_EXERCISE PROMPT:_
Wherever the string "picture" occurs in a line of these records, report that line.

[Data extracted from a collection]

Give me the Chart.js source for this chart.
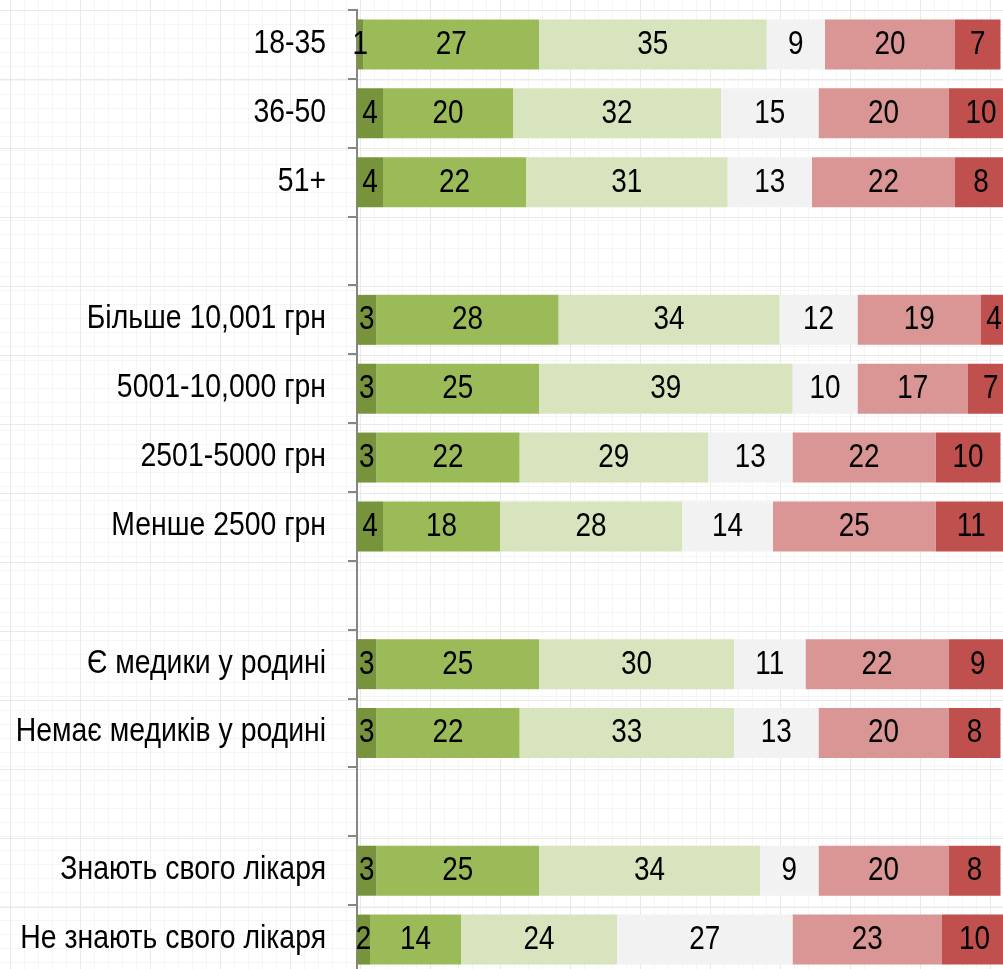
<!DOCTYPE html>
<html>
<head>
<meta charset="utf-8">
<script src="https://cdn.jsdelivr.net/npm/chart.js@4/dist/chart.umd.min.js"></script>
<style>
    html, body {
        margin: 0;
        padding: 0;
        overflow: hidden;
        background-color: #ffffff;
        background-image:
            linear-gradient(to right, #e9e9e9 1px, transparent 1px),
            linear-gradient(to bottom, #e9e9e9 1px, transparent 1px),
            linear-gradient(to right, #f5f5f5 1px, transparent 1px),
            linear-gradient(to bottom, #f5f5f5 1px, transparent 1px);
        background-size: 70px 69px, 70px 69px, 14px 14px, 14px 14px;
        background-position: 10px 10px, 10px 10px, 10px 10px, 10px 10px;
    }
    #wrap {
        position: relative;
        width: 1010px;
        height: 975px;
    }
</style>
</head>
<body>
<div id="wrap"><canvas id="chart" width="1010" height="975"></canvas></div>
<script>
    // no narrow font installed, so Liberation Sans gets squeezed sideways
    const FONT = '34px "Liberation Sans", Arial, sans-serif';
    const LABEL_SQUEEZE = 0.835;
    const VALUE_SQUEEZE = 0.82;

    // rows, top to bottom; empty strings are the spacer rows
    const categories = [
        '18-35', '36-50', '51+', '',
        'Більше 10,001 грн', '5001-10,000 грн', '2501-5000 грн', 'Менше 2500 грн', '',
        'Є медики у родині', 'Немає медиків у родині', '',
        'Знають свого лікаря', 'Не знають свого лікаря',
    ];

    const seriesA = [1, 4, 4, null, 3, 3, 3, 4, null, 3, 3, null, 3, 2];
    const seriesB = [27, 20, 22, null, 28, 25, 22, 18, null, 25, 22, null, 25, 14];
    const seriesC = [35, 32, 31, null, 34, 39, 29, 28, null, 30, 33, null, 34, 24];
    const seriesD = [9, 15, 13, null, 12, 10, 13, 14, null, 11, 13, null, 9, 27];
    const seriesE = [20, 20, 22, null, 19, 17, 22, 25, null, 22, 20, null, 20, 23];
    const seriesF = [7, 10, 8, null, 4, 7, 10, 11, null, 9, 8, null, 8, 10];

    const seriesColors = ['#77933c', '#9bbb59', '#d7e4bd', '#f2f2f2', '#d99694', '#c0504d'];

    function drawSqueezed(ctx, text, x, y, align, squeeze) {
        ctx.save();
        ctx.translate(x, y);
        ctx.scale(squeeze, 1);
        ctx.textAlign = align;
        ctx.fillText(text, 0, 0);
        ctx.restore();
    }

    const textLayer = {
        id: 'textLayer',
        afterDraw(chart) {
            const { ctx } = chart;
            const yScale = chart.scales.y;
            ctx.save();
            ctx.font = FONT;
            ctx.fillStyle = '#000000';
            ctx.textBaseline = 'middle';

            // category labels, right aligned left of the axis
            categories.forEach((label, i) => {
                if (!label) return;
                drawSqueezed(ctx, label, yScale.right - 31, yScale.getPixelForTick(i) - 1, 'right', LABEL_SQUEEZE);
            });

            // values in the middle of each segment
            chart.data.datasets.forEach((ds, i) => {
                const meta = chart.getDatasetMeta(i);
                meta.data.forEach((bar, j) => {
                    const v = ds.data[j];
                    if (v === null || v === undefined) return;
                    drawSqueezed(ctx, String(Math.round(v)), (bar.x + bar.base) / 2, bar.y, 'center', VALUE_SQUEEZE);
                });
            });
            ctx.restore();
        }
    };

    const datasets = [seriesA, seriesB, seriesC, seriesD, seriesE, seriesF].map((data, i) => ({
        data,
        backgroundColor: seriesColors[i],
        borderWidth: 0,
        barPercentage: 0.726,
        categoryPercentage: 1,
    }));

    new Chart(document.getElementById('chart'), {
        type: 'bar',
        data: { labels: categories, datasets },
        options: {
            indexAxis: 'y',
            responsive: false,
            animation: false,
            layout: { padding: { top: 10, bottom: 1, right: 3, left: 0 } },
            plugins: {
                legend: { display: false },
                tooltip: { enabled: false },
            },
            scales: {
                x: {
                    stacked: true,
                    display: false,
                    min: 0,
                    max: 100,
                },
                y: {
                    stacked: true,
                    afterFit(scale) {
                        scale.width = 357;
                        scale.paddingTop = 0;
                        scale.paddingBottom = 0;
                    },
                    border: { color: '#868686', width: 2 },
                    grid: {
                        offset: true,
                        drawOnChartArea: false,
                        color: '#868686',
                        lineWidth: 2,
                        tickLength: 9,
                    },
                    ticks: { display: false },
                },
            },
        },
        plugins: [textLayer],
    });
</script>
</body>
</html>
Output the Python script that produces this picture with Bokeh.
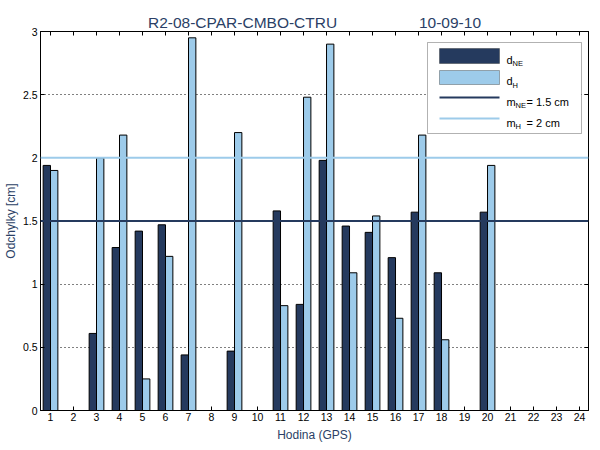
import numpy as np
from bokeh.plotting import figure
from bokeh.models import (ColumnDataSource, FixedTicker, LinearAxis, Span, Label,
                          BoxAnnotation, Range1d)
from bokeh.transform import dodge
from bokeh.embed import file_html
from bokeh.resources import INLINE

nan = float("nan")

# ---- data ----
hours = list(range(1, 25))
d_ne = [1.94, nan, 0.61, 1.29, 1.42, 1.47, 0.44, nan, 0.47, nan, 1.58, 0.84,
        1.98, 1.46, 1.41, 1.21, 1.57, 1.09, nan, 1.57, nan, nan, nan, nan]
d_h = [1.90, nan, 2.00, 2.18, 0.25, 1.22, 2.95, nan, 2.20, nan, 0.83, 2.48,
       2.90, 1.09, 1.54, 0.73, 2.18, 0.56, nan, 1.94, nan, nan, nan, nan]
m_ne = 1.5
m_h = 2.0
y_ticks = [0, 0.5, 1, 1.5, 2, 2.5, 3]
y_tick_labels = ["0", "0.5", "1", "1.5", "2", "2.5", "3"]
x_tick_labels = [str(h) for h in hours]
title_left = "R2-08-CPAR-CMBO-CTRU"
title_right = "10-09-10"
x_label = "Hodina (GPS)"
y_label = "Odchylky [cm]"

# ---- styles ----
DARK = "#253A5E"
LIGHT = "#9DCBEA"
TEXT_BLUE = "#2B3F66"
FONT = "Liberation Sans"
NBSP = "\u00a0"

src = ColumnDataSource(dict(hour=hours, d_ne=d_ne, d_h=d_h))

p = figure(frame_width=548, frame_height=379,
           x_range=Range1d(0.565, 24.39), y_range=Range1d(0, 3),
           output_backend="svg", toolbar_location=None,
           min_border_left=40, min_border_right=12,
           min_border_top=31, min_border_bottom=40)

p.background_fill_color = "white"
p.border_fill_color = "white"
p.outline_line_color = "black"
p.outline_line_width = 1

# title
p.title.text = title_left + NBSP * 19 + title_right
p.title.align = "center"
p.title.text_font = FONT
p.title.text_font_size = "15.5px"
p.title.text_font_style = "normal"
p.title.text_color = TEXT_BLUE
p.title.standoff = 2

bw = 0.32
p.vbar(x=dodge("hour", -bw / 2, range=p.x_range), top="d_ne", width=bw,
       source=src, fill_color=DARK, line_color="black", line_width=1)
p.vbar(x=dodge("hour", bw / 2, range=p.x_range), top="d_h", width=bw,
       source=src, fill_color=LIGHT, line_color="black", line_width=1)

p.add_layout(Span(location=m_ne, dimension="width", line_color=DARK, line_width=2))
p.add_layout(Span(location=m_h, dimension="width", line_color=LIGHT, line_width=2))

# grid
p.xgrid.grid_line_color = None
p.ygrid.ticker = FixedTicker(ticks=y_ticks)
p.ygrid.grid_line_color = "black"
p.ygrid.grid_line_dash = "1 3"
p.ygrid.grid_line_width = 1

def style_axis(ax):
    ax.major_tick_in = 4
    ax.major_tick_out = 0
    ax.minor_tick_line_color = None
    ax.axis_line_color = "black"
    ax.major_label_text_font = FONT
    ax.major_label_text_font_size = "10.5px"
    ax.major_label_text_color = "black"
    ax.axis_label_text_font = FONT
    ax.axis_label_text_font_size = "12px"
    ax.axis_label_text_font_style = "normal"
    ax.axis_label_text_color = TEXT_BLUE

xa = p.xaxis[0]
style_axis(xa)
xa.ticker = FixedTicker(ticks=hours)
xa.major_label_overrides = {h: s for h, s in zip(hours, x_tick_labels)}
xa.axis_label = x_label
xa.major_label_standoff = 2
xa.axis_label_standoff = 4

ya = p.yaxis[0]
style_axis(ya)
ya.ticker = FixedTicker(ticks=y_ticks)
ya.major_label_overrides = {t: s for t, s in zip(y_ticks, y_tick_labels)}
ya.axis_label = y_label
ya.major_label_standoff = 3
ya.axis_label_standoff = 2

top_ax = LinearAxis(ticker=FixedTicker(ticks=hours))
style_axis(top_ax)
top_ax.major_label_text_color = None
top_ax.major_label_text_font_size = "0px"
top_ax.major_label_standoff = 0
p.add_layout(top_ax, "above")

right_ax = LinearAxis(ticker=FixedTicker(ticks=y_ticks))
style_axis(right_ax)
right_ax.major_label_text_color = None
right_ax.major_label_text_font_size = "0px"
right_ax.major_label_standoff = 0
p.add_layout(right_ax, "right")

# ---- custom legend (canvas pixel units) ----
def box(l, r, t, b, fill, line="black", lw=1):
    p.add_layout(BoxAnnotation(left=l, right=r, top=t, bottom=b,
                               left_units="canvas", right_units="canvas",
                               top_units="canvas", bottom_units="canvas",
                               fill_color=fill, fill_alpha=1.0,
                               line_color=line, line_width=lw, level="overlay"))

def txt(x, y, s, size):
    p.add_layout(Label(x=x, y=y, x_units="canvas", y_units="canvas", text=s,
                       text_font=FONT, text_font_size=size, text_color="black",
                       text_baseline="alphabetic", text_align="left", level="overlay"))

box(427, 581, 42, 133, "white")
box(439, 499, 48, 63, DARK)
box(439, 499, 70, 84, LIGHT)
box(439, 499, 96, 98, DARK, line=None)
box(439, 499, 117, 119, LIGHT, line=None)

txt(506, 59, "d", "11px")
txt(512, 63, "NE", "7.5px")
txt(506, 80, "d", "11px")
txt(512, 84.5, "H", "7.5px")
txt(506, 101, "m", "11px")
txt(515, 105, "NE", "7.5px")
txt(526, 101, "= 1.5 cm", "11px")
txt(506, 122, "m", "11px")
txt(515, 126, "H", "7.5px")
txt(526, 122, "= 2 cm", "11px")

open("out.html", "w").write(file_html(p, INLINE))
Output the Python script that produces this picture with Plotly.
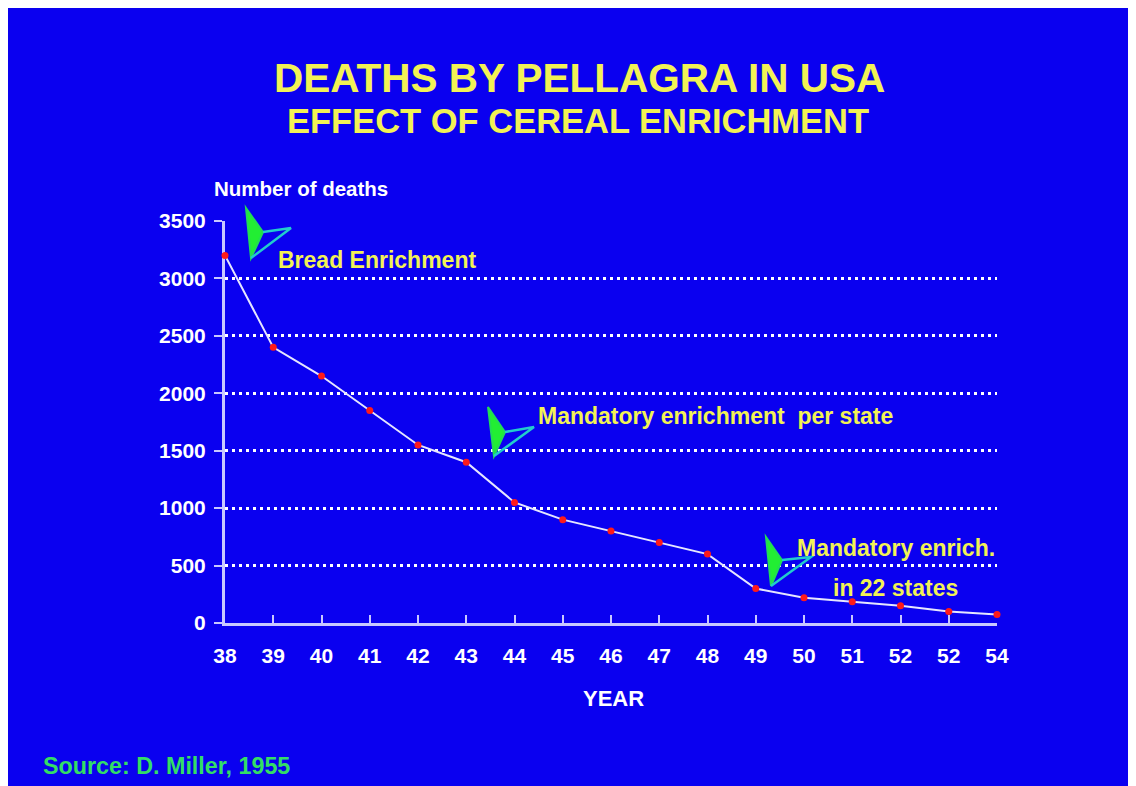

_SOLUTION:_
Output the Python script that produces this picture with Bokeh.
Output the Python script that produces this picture with Plotly.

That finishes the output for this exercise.